You mean a unisex world is a little confused?

Picture the setting.  You are one of perhaps a dozen men standing in a hot room full of two or three hundred hot women in hot yoga outfits contorting themselves in a kind of body poetry that all but the absolutely bloodless would consider at least a bit erotic. An intense, vulgar little man named Bikram Choudhury directs the yoga routines, wearing a Speedo, with the intensity of someone who knows his craft and understands the value of comic imprecation.  He handles the women’s bodies with the impunity of a physical therapist and spiritual counselor, and, by all accounts, his students appreciate the transformation this workout inspires.  They describe it as “magic.”  It is not a stretch, in the least, to say they worship him.

But, clearly, he’s a predator and a rapist.  You know that’s where the story is going, right?  Watching the Netflix documentary Bikram • Yogi • Guru • Predator is a bit like hearing a long, ecstatic excuse for temporary insanity.  One woman admits she has trouble using the term “brain-washed” and another one seems to argue that the magic of his health remedies argues for, if not excuses, his return.  (He fled America after a massive civil law suit.)

His myth included being a national “Yoga champion” in India and healing president Nixon, but whatever he may have used to bolster his credibility initially, his phenomenal success inspired, particularly among women, a devotion so intense they were willing to ignore sexual assault, and rape, in order to secure his blessing — and a Bikram Yoga franchise.

So, I’m not really talking about Yoga here, but a truth the story reveals indirectly: really horrible things can happen in a world where we pretend men and women are not profoundly different creatures, with profoundly different approaches to sex, relationships, wealth, children, work, and family.

I’m about to turn 60, which means I grew up in the world of the pill, Playboy magazine, no fault divorce, and Betty Ford announcing that it was okay for even Republican couples to live together before marriage. I had a pretty conservative religious upbringing–at war with most of this–but the broader culture was so powerful I can remember being confused by a college friend with two younger sisters and his hope their “dates” (a term that is now becoming positively Victorian) had “honorable intentions.”

What did it mean, with a girl, to have “honorable intentions?”
In this age?

If we all agreed that two reasonable mature people, having reached the age of consent, could do anything they wanted to each other sexually, without having to be married, (the pill and science now having “cured” sex-related consequences), what really constituted “honorable intentions?”

Did it mean..

  • “I will only have sex with your sister if she accepts my offer of marriage?”
  • “I will not use your sister as a one night stand?”
  • “I will make sure your sister actually sorta likes ‘one night stands’ before having a one night stand?”
  • “I will get to know your whole family and pretend to be part of an inter-generational tribe before actually having the one night stand?”
  • “I hate one night stands.  I really love your sister and agree to having at least 12 one night stands before parting amicably?”

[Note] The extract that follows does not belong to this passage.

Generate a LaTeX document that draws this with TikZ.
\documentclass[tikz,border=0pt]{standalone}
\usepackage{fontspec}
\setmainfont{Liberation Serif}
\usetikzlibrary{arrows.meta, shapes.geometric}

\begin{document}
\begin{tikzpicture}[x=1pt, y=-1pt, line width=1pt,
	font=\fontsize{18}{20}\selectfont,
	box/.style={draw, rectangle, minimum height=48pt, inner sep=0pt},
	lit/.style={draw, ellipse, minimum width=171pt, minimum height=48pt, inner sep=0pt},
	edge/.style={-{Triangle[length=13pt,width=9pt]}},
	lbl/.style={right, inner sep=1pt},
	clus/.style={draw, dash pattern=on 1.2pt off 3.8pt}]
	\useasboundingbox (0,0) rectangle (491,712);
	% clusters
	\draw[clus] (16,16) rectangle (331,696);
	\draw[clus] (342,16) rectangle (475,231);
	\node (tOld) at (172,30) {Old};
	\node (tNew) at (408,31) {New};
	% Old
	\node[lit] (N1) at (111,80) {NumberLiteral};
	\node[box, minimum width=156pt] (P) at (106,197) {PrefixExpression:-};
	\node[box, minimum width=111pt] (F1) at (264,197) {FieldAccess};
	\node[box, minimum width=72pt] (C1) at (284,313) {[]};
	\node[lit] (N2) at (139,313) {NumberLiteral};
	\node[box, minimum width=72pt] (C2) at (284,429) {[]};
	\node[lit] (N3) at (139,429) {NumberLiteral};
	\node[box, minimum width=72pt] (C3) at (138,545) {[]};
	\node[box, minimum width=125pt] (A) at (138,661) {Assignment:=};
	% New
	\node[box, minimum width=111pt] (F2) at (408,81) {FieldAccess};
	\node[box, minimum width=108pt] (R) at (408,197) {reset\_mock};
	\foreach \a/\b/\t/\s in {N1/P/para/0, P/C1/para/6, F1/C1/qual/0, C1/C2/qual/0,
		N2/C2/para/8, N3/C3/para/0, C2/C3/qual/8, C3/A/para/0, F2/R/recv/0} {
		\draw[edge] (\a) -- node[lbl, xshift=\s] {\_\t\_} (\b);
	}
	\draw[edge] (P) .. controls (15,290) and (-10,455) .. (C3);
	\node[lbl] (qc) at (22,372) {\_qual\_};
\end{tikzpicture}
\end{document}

See, in the old, terribly out-of-fashion Christian consensus days, I think “honorable intentions” meant something pretty straightforward.  You went to the ball.  You fell in love with the girl.  You, as a reasonably normal man, felt sexual tension as well.  Your families considered the match.  The young lady sized you up as well.  Could you keep her happy?  The nest feathered?   Would you work hard for her?  Her needs for financial and emotional security and your need for ecstatic sexual gratification were accomplished through marriage for life.  You had ecstatic sex together and raised the children together.  “Honorable Intentions” defined.

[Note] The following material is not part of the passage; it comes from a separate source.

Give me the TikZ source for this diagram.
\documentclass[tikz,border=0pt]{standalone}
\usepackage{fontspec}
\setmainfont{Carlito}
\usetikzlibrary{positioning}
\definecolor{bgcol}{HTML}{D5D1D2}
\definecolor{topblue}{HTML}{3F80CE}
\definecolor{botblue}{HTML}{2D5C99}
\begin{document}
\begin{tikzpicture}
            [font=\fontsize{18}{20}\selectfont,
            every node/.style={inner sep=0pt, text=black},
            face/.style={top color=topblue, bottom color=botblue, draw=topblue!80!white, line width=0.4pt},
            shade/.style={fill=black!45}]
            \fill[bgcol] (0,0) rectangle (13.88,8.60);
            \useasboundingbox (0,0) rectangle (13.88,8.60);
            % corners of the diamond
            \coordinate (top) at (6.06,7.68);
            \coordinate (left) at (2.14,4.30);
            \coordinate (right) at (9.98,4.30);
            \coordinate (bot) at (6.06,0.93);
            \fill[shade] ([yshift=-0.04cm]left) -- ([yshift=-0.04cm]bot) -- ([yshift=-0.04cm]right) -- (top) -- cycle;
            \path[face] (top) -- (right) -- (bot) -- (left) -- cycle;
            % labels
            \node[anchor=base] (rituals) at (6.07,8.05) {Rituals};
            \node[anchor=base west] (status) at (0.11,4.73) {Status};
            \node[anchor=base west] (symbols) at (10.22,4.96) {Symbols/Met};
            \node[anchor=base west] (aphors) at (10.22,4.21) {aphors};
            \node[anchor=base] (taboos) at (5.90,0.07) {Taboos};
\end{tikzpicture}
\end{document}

It’s also an honorable compromise, between the drastically different ways men and women look at sex.  Men sacrifice their preferred, if irrational and unattainable state, as talent-and-testing scout for Solomon’s harem and women sacrificed painting the children’s bedroom to have Song-of-Solomon sex with their husbands–sometimes on their husband’s timetable.

When you throw this out, when you pretend that men and women can happily fall into “consenting” and “temporary” relationships, you are bound to find out that a horny little Yoga instructor or a horny fat Hollywood producer doesn’t “see” you ladies the way you think you are being seen.  He’s buying, and you, apparently, are selling.

When you throw out tradition, and God, and you cry for the camera without knowing how you got yourself into trouble — without “crying out” or refusing to put yourself into such ridiculously dangerous situations — you make it all the more apparent that you don’t know how much God knows you better than you know yourself.